▶ [The request] Only the lines from the one with "What seaborn and" to the one with "700, 725, 750, 775]", both included, should be output, without any images.

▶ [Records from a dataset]
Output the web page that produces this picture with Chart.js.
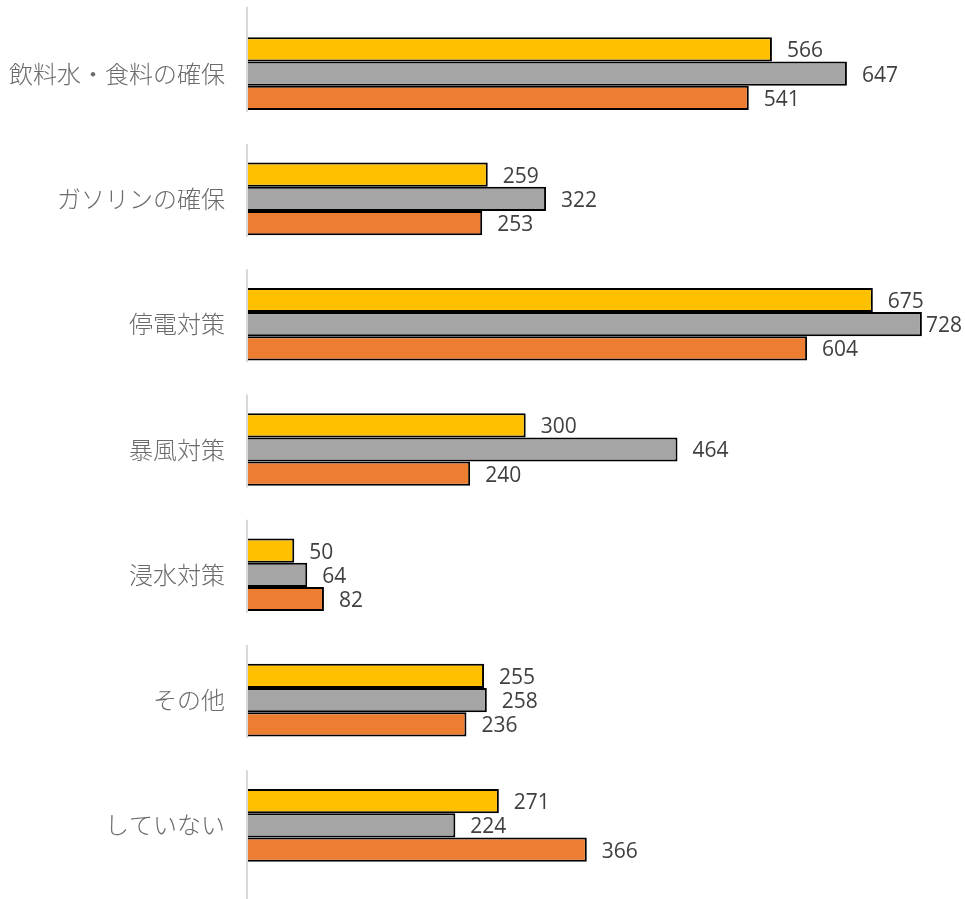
<!DOCTYPE html>
<html>
<head>
<meta charset="utf-8">
<script src="https://cdn.jsdelivr.net/npm/chart.js@4"></script>
<style>
	html, body { margin: 0; padding: 0; background: #fff; }
	#wrap { width: 965px; height: 899px; }
</style>
</head>
<body>
<div id="wrap"><canvas id="chart1"></canvas></div>
<script>
var categories = ['飲料水・食料の確保', 'ガソリンの確保', '停電対策', '暴風対策', '浸水対策', 'その他', 'していない'];
var series1 = [566, 259, 675, 300, 50, 255, 271];
var series2 = [647, 322, 728, 464, 64, 258, 224];
var series3 = [541, 253, 604, 240, 82, 236, 366];

var jpFont = '"Noto Sans CJK JP", "Noto Sans", sans-serif';
var numFont = '"Open Sans", "Noto Sans", sans-serif';

// light grey axis stub per category, with gaps between groups
var axisSegments = {
	id: 'axisSegments',
	beforeDatasetsDraw: function(chart) {
		var ctx = chart.ctx;
		var y = chart.scales.y;
		var x0 = chart.chartArea.left;
		ctx.save();
		ctx.strokeStyle = '#d9d9d9';
		ctx.lineWidth = 2;
		for (var i = 0; i < categories.length; i++) {
			var c = y.getPixelForValue(i);
			var top = i === 0 ? c - 67 : c - 55;
			var bottom = i === categories.length - 1 ? chart.height : c + 38;
			ctx.beginPath();
			ctx.moveTo(x0 - 1, top);
			ctx.lineTo(x0 - 1, bottom);
			ctx.stroke();
		}
		ctx.restore();
	}
};

// value labels at the end of each bar, kept inside the canvas
var valueLabels = {
	id: 'valueLabels',
	afterDatasetsDraw: function(chart) {
		var ctx = chart.ctx;
		ctx.save();
		ctx.font = '21px ' + numFont;
		ctx.fillStyle = '#404040';
		ctx.textBaseline = 'middle';
		ctx.textAlign = 'left';
		chart.data.datasets.forEach(function(ds, di) {
			chart.getDatasetMeta(di).data.forEach(function(bar, i) {
				var txt = String(ds.data[i]);
				var w = ctx.measureText(txt).width;
				var x = Math.min(bar.x + 15, chart.width - w - 3);
				ctx.fillText(txt, x, bar.y + 2);
			});
		});
		ctx.restore();
	}
};

var ctx = document.getElementById('chart1').getContext('2d');
new Chart(ctx, {
	type: 'bar',
	data: {
		labels: categories,
		datasets: [{
			label: '系列1',
			data: series1,
			backgroundColor: '#FFC000'
		}, {
			label: '系列2',
			data: series2,
			backgroundColor: '#A5A5A5'
		}, {
			label: '系列3',
			data: series3,
			backgroundColor: '#ED7D31'
		}]
	},
	options: {
		indexAxis: 'y',
		responsive: true,
		maintainAspectRatio: false,
		animation: false,
		layout: {
			padding: { top: 11, bottom: 11, left: 0, right: 32 }
		},
		datasets: {
			bar: {
				borderColor: '#000',
				borderWidth: 2,
				categoryPercentage: 0.58,
				barPercentage: 1.0
			}
		},
		plugins: {
			legend: { display: false },
			tooltip: { enabled: false }
		},
		scales: {
			x: {
				min: 0,
				max: 740,
				display: false,
				grid: { display: false }
			},
			y: {
				grid: { display: false },
				border: { display: false },
				afterFit: function(scale) {
					scale.width = 248;
					scale.paddingTop = 0;
					scale.paddingBottom = 0;
				},
				ticks: {
					color: '#6b6b6b',
					padding: 15,
					font: { family: jpFont, size: 24, weight: '300' }
				}
			}
		}
	},
	plugins: [axisSegments, valueLabels]
});
</script>
</body>
</html>
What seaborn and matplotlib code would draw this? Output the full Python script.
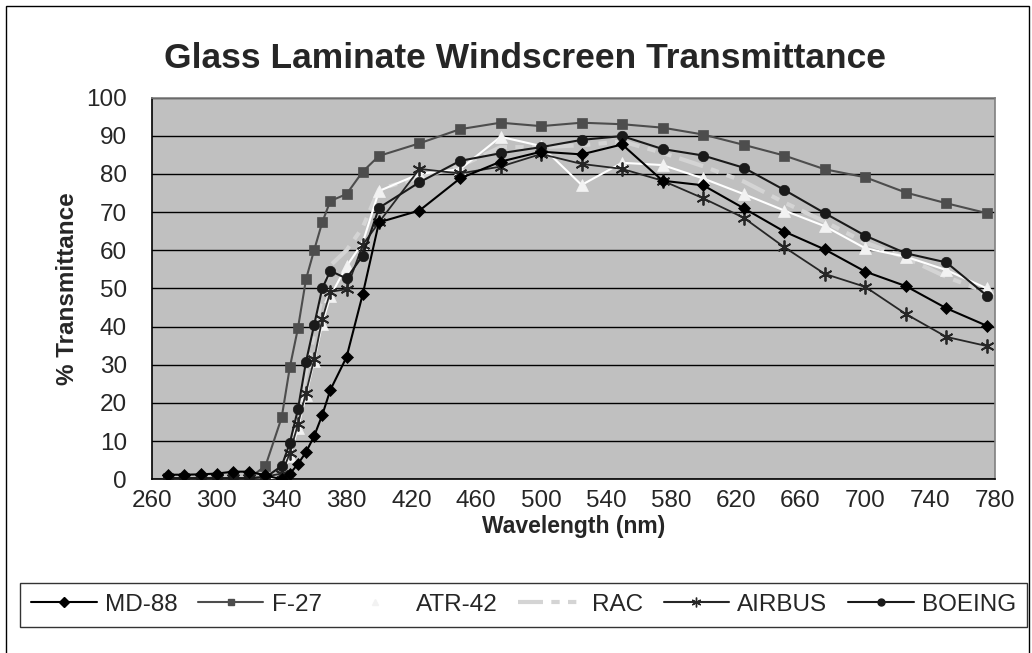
import numpy as np
import pandas as pd
import matplotlib
matplotlib.use("Agg")
import matplotlib.pyplot as plt
import seaborn as sns
from matplotlib.lines import Line2D
from matplotlib.patches import Rectangle

# -----------------------------
# data
# -----------------------------
wavelength = [270, 280, 290, 300, 310, 320, 330, 340, 345, 350, 355, 360, 365, 370,
              380, 390, 400, 425, 450, 475, 500, 525, 550, 575, 600, 625, 650, 675,
              700, 725, 750, 775]

md88 = [1.2, 1.2, 1.3, 1.5, 2.0, 2.0, 1.0, 0.0, 1.4, 4.0, 7.1, 11.3, 16.8, 23.4,
        32.0, 48.5, 67.3, 70.4, 78.8, 83.2, 85.8, 85.1, 87.7, 78.2, 77.0, 71.0,
        64.9, 60.2, 54.4, 50.6, 44.8, 40.2]
f27 = [0.3, 0.3, 0.3, 0.3, 0.3, 0.3, 3.5, 16.2, 29.3, 39.5, 52.4, 60.0, 67.3, 72.9,
       74.7, 80.6, 84.7, 88.0, 91.7, 93.4, 92.5, 93.4, 93.0, 92.1, 90.3, 87.6,
       84.8, 81.2, 79.1, 75.1, 72.3, 69.7]
atr42 = [0.2, 0.2, 0.2, 0.2, 0.2, 0.2, 0.2, 0.5, 6.0, 13.5, 22.0, 31.0, 40.8, 48.0,
         55.8, 62.0, 75.5, 80.0, 81.2, 89.7, 87.3, 77.1, 82.9, 82.3, 78.8, 74.7,
         70.4, 66.3, 60.5, 58.3, 54.8, 50.0]
rac = [0.2, 0.2, 0.2, 0.2, 0.2, 0.2, 0.2, 0.5, 8.0, 17.0, 28.0, 38.0, 48.0, 56.0,
       60.0, 66.0, 76.0, 79.0, 82.0, 87.0, 87.0, 87.5, 88.5, 85.5, 82.0, 78.0,
       72.5, 67.5, 62.0, 58.0, 53.0, 49.0]
airbus = [0.3, 0.3, 0.3, 0.3, 0.3, 0.3, 0.7, 1.5, 6.8, 14.4, 22.7, 31.4, 41.9, 49.1,
          49.8, 61.4, 67.3, 81.3, 80.1, 81.9, 85.2, 82.6, 81.3, 78.2, 73.6, 68.5,
          60.8, 53.8, 50.4, 43.3, 37.3, 34.9]
boeing = [0.3, 0.3, 0.3, 0.3, 0.3, 0.3, 0.5, 3.5, 9.5, 18.3, 30.8, 40.4, 50.0, 54.6,
          52.6, 58.6, 71.1, 77.8, 83.4, 85.4, 87.0, 88.9, 89.9, 86.5, 84.8, 81.6,
          75.8, 69.7, 63.8, 59.2, 56.8, 48.1]

series_names = ["MD-88", "F-27", "ATR-42", "RAC", "AIRBUS", "BOEING"]
series_values = [md88, f27, atr42, rac, airbus, boeing]

x_ticks = list(range(260, 781, 40))
y_ticks = list(range(0, 101, 10))

# long format for seaborn
df = pd.DataFrame({
    "wavelength": wavelength * len(series_names),
    "value": sum(series_values, []),
    "series": np.repeat(series_names, len(wavelength)),
})

# -----------------------------
# styles
# -----------------------------
ASTERISK = (6, 2, 0)
styles = {
    "MD-88":  dict(color="black", marker="D", ms=6.5, mfc="black", mec="black", ls="-", lw=1.5),
    "F-27":   dict(color="#4d4d4d", marker="s", ms=6.5, mfc="#4d4d4d", mec="#4d4d4d", ls="-", lw=1.5),
    "ATR-42": dict(color="white", marker="^", ms=8, mfc="#f2f2f2", mec="#f2f2f2", ls="-", lw=1.5),
    "RAC":    dict(color="#d4d4d4", marker=None, ms=0, mfc="none", mec="none", ls=(0, (6, 2, 2, 2, 2, 2)), lw=3),
    "AIRBUS": dict(color="#262626", marker=ASTERISK, ms=10, mfc="#262626", mec="#262626", ls="-", lw=1.3),
    "BOEING": dict(color="#1a1a1a", marker="o", ms=7.5, mfc="#1a1a1a", mec="#1a1a1a", ls="-", lw=1.5),
}

sns.set_style("white")
plt.rcParams["font.family"] = ["Liberation Sans", "DejaVu Sans"]

fig = plt.figure(figsize=(10.32, 6.53), dpi=100)
ax = fig.add_axes([152 / 1032, 1 - 479.3 / 653, 843 / 1032, 381.8 / 653])
ax.set_facecolor("#c0c0c0")

order = ["RAC", "F-27", "ATR-42", "AIRBUS", "BOEING", "MD-88"]
for name in order:
    st = styles[name]
    sub = df[df["series"] == name]
    sns.lineplot(data=sub, x="wavelength", y="value", ax=ax, color=st["color"],
                 marker=st["marker"], markersize=st["ms"], markerfacecolor=st["mfc"],
                 markeredgecolor=st["mec"], markeredgewidth=1.3 if name == "AIRBUS" else 0.5,
                 linestyle=st["ls"], linewidth=st["lw"], legend=False, zorder=3)

ax.set_xlim(260, 780)
ax.set_ylim(0, 100)
ax.set_xticks(x_ticks)
ax.set_yticks(y_ticks)
ax.tick_params(axis="both", direction="out", length=6, width=1, color="black",
               labelsize=17.5)
ax.tick_params(axis="x", pad=2)
ax.tick_params(axis="y", pad=12)
ax.grid(axis="y", color="black", linewidth=1.0, zorder=0)
ax.grid(axis="x", visible=False)
ax.set_axisbelow(True)

for side in ["top", "right"]:
    ax.spines[side].set_color("#808080")
    ax.spines[side].set_linewidth(1.2)
for side in ["left", "bottom"]:
    ax.spines[side].set_color("black")
    ax.spines[side].set_linewidth(1.2)

ax.set_xlabel("Wavelength (nm)", fontsize=16.5, fontweight="bold")
ax.set_ylabel("% Transmittance", fontsize=17.5, fontweight="bold")
ax.xaxis.set_label_coords(0.5, (479.3 - 527) / 381.8)
ax.xaxis.label.set_va("center")
ax.yaxis.set_label_coords((68 - 152) / 843, 0.5)
ax.yaxis.label.set_va("center")

fig.text(525 / 1032, 1 - 58 / 653, "Glass Laminate Windscreen Transmittance",
         ha="center", va="center", fontsize=25.5, fontweight="bold")

# legend
handles = []
for name in series_names:
    st = styles[name]
    small = {"MD-88": 5, "F-27": 5, "ATR-42": 5, "RAC": 0, "AIRBUS": 7, "BOEING": 5}[name]
    handles.append(Line2D([0], [0], color=st["color"], linestyle=st["ls"],
                          linewidth=1.5 if name != "RAC" else 3,
                          marker=st["marker"], markersize=small,
                          markerfacecolor=st["mfc"], markeredgecolor=st["mec"]))
leg = fig.legend(handles, series_names, loc="upper left",
                 bbox_to_anchor=(20 / 1032, 1 - 583 / 653), ncol=6, fontsize=17.5,
                 frameon=True, fancybox=False, edgecolor="black", borderaxespad=0,
                 handlelength=2.7, handletextpad=0.33, columnspacing=0.85,
                 borderpad=0.45)
leg.get_frame().set_linewidth(1.0)

# outer chart border
fig.patches.append(Rectangle((6 / 1032, -0.02), 1023 / 1032, 1 - 6 / 653 + 0.02,
                             transform=fig.transFigure, fill=False,
                             edgecolor="black", linewidth=1.0))

fig.savefig("out.png", dpi=100)
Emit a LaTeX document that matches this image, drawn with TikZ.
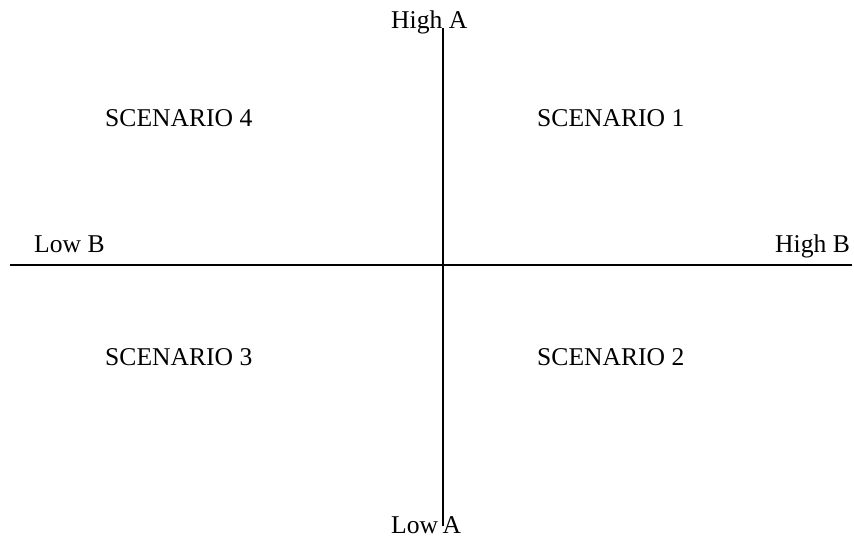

▶ [Reply to the exercise]
What seaborn and matplotlib code would draw this? Output the full Python script.
import numpy as np
import pandas as pd
import matplotlib
matplotlib.use("Agg")
import matplotlib.pyplot as plt
import seaborn as sns
from matplotlib.lines import Line2D
from matplotlib.patches import Rectangle

# -----------------------------
# data
# -----------------------------
wavelength = [270, 280, 290, 300, 310, 320, 330, 340, 345, 350, 355, 360, 365, 370,
              380, 390, 400, 425, 450, 475, 500, 525, 550, 575, 600, 625, 650, 675,
              700, 725, 750, 775]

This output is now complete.